An adaptive nearest neighbor rule for classification
This work addresses the parameter selection challenge in nearest neighbor classification for machine learning practitioners, offering an incremental improvement over standard methods.
The paper tackles the problem of choosing the number of neighbors k in k-nearest neighbor classification by introducing an adaptive variant where k is selected per query based on neighborhood properties, such as using larger k in noisy regions. The result shows that this algorithm performs comparably to or better than k-NN with an optimal fixed k, with derived convergence rates depending on a local 'advantage' quantity weaker than previous Lipschitz conditions.

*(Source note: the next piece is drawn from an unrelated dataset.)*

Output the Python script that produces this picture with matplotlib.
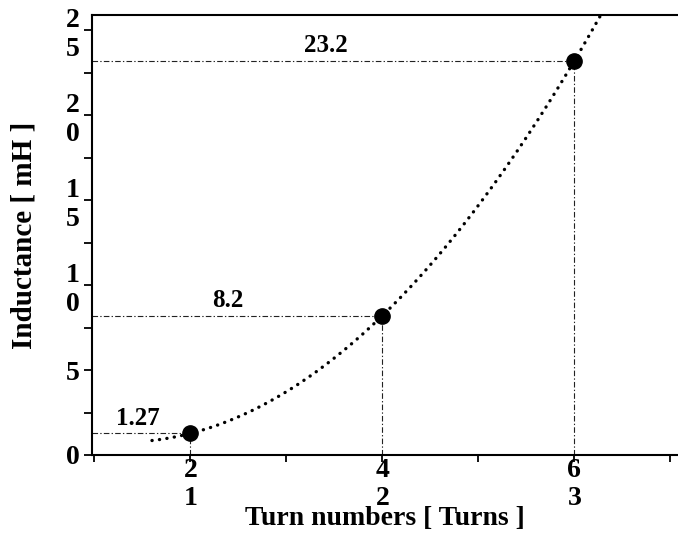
import numpy as np
import matplotlib.pyplot as plt
from matplotlib.ticker import MultipleLocator

plt.rcParams['font.family'] = ['Liberation Serif', 'DejaVu Serif']
plt.rcParams['font.weight'] = 'bold'

# measured coils
turns = [2, 4, 6]
inductance = [1.27, 8.2, 23.2]
coil_no = [1, 2, 3]
value_labels = ["1.27", "8.2", "23.2"]
label_x = [1.45, 2.39, 3.41]
y_ticks = [0, 5, 10, 15, 20, 25]

fig = plt.figure(figsize=(6.78, 5.35), dpi=100)
ax = fig.add_axes([92/678, 80/535, 586/678, 440/535])

xmin, xmax = 0.975, 7.08
ymin, ymax = 0.0, 25.9

# 2nd order trend line through the points
coef = np.polyfit(turns, inductance, 2)
xs = np.linspace(1.6, 6.4, 300)
ax.plot(xs, np.polyval(coef, xs), color='black', lw=2.4,
        linestyle=(0, (0.05, 2.2)), dash_capstyle='round', zorder=3)

# guide lines to both axes
guide = dict(color='#222222', lw=0.8, linestyle=(0, (5, 2, 1.2, 2)), zorder=2)
for t, L, txt, lx in zip(turns, inductance, value_labels, label_x):
    ax.plot([xmin, t], [L, L], **guide)
    ax.plot([t, t], [ymin, L], **guide)
    ax.text(lx, L + 0.5, txt, ha='center', va='baseline', fontsize=18,
            fontweight='bold')

ax.plot(turns, inductance, 'o', color='black', ms=11, zorder=4)

ax.set_xlim(xmin, xmax)
ax.set_ylim(ymin, ymax)

ax.set_xticks(range(1, 8))
xt = ['' for _ in range(1, 8)]
for t, n in zip(turns, coil_no):
    xt[t - 1] = f"{t}\n{n}"
ax.set_xticklabels(xt, fontsize=20, fontweight='bold', linespacing=1.15)

ax.set_yticks(y_ticks)
ax.set_yticklabels(['\n'.join(str(v)) for v in y_ticks], fontsize=20,
                   fontweight='bold', linespacing=1.2)
ax.yaxis.set_minor_locator(MultipleLocator(2.5))

ax.tick_params(axis='x', which='major', direction='out', length=5, width=1.3, pad=-3)
ax.tick_params(axis='y', which='both', direction='out', length=6, width=1.3, pad=3)

for s in ['left', 'bottom', 'top']:
    ax.spines[s].set_linewidth(1.5)
ax.spines['right'].set_visible(False)

ax.set_xlabel("Turn numbers [ Turns ]", fontsize=20, fontweight='bold', labelpad=-3)
ax.set_ylabel("Inductance [ mH ]", fontsize=21, fontweight='bold', labelpad=20)

fig.savefig("out.png", dpi=100)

We introduce a variant of the $k$-nearest neighbor classifier in which $k$ is chosen adaptively for each query, rather than supplied as a parameter. The choice of $k$ depends on properties of each neighborhood, and therefore may significantly vary between different points. (For example, the algorithm will use larger $k$ for predicting the labels of points in noisy regions.) We provide theory and experiments that demonstrate that the algorithm performs comparably to, and sometimes better than, $k$-NN with an optimal choice of $k$. In particular, we derive bounds on the convergence rates of our classifier that depend on a local quantity we call the `advantage' which is significantly weaker than the Lipschitz conditions used in previous convergence rate proofs. These generalization bounds hinge on a variant of the seminal Uniform Convergence Theorem due to Vapnik and Chervonenkis; this variant concerns conditional probabilities and may be of independent interest.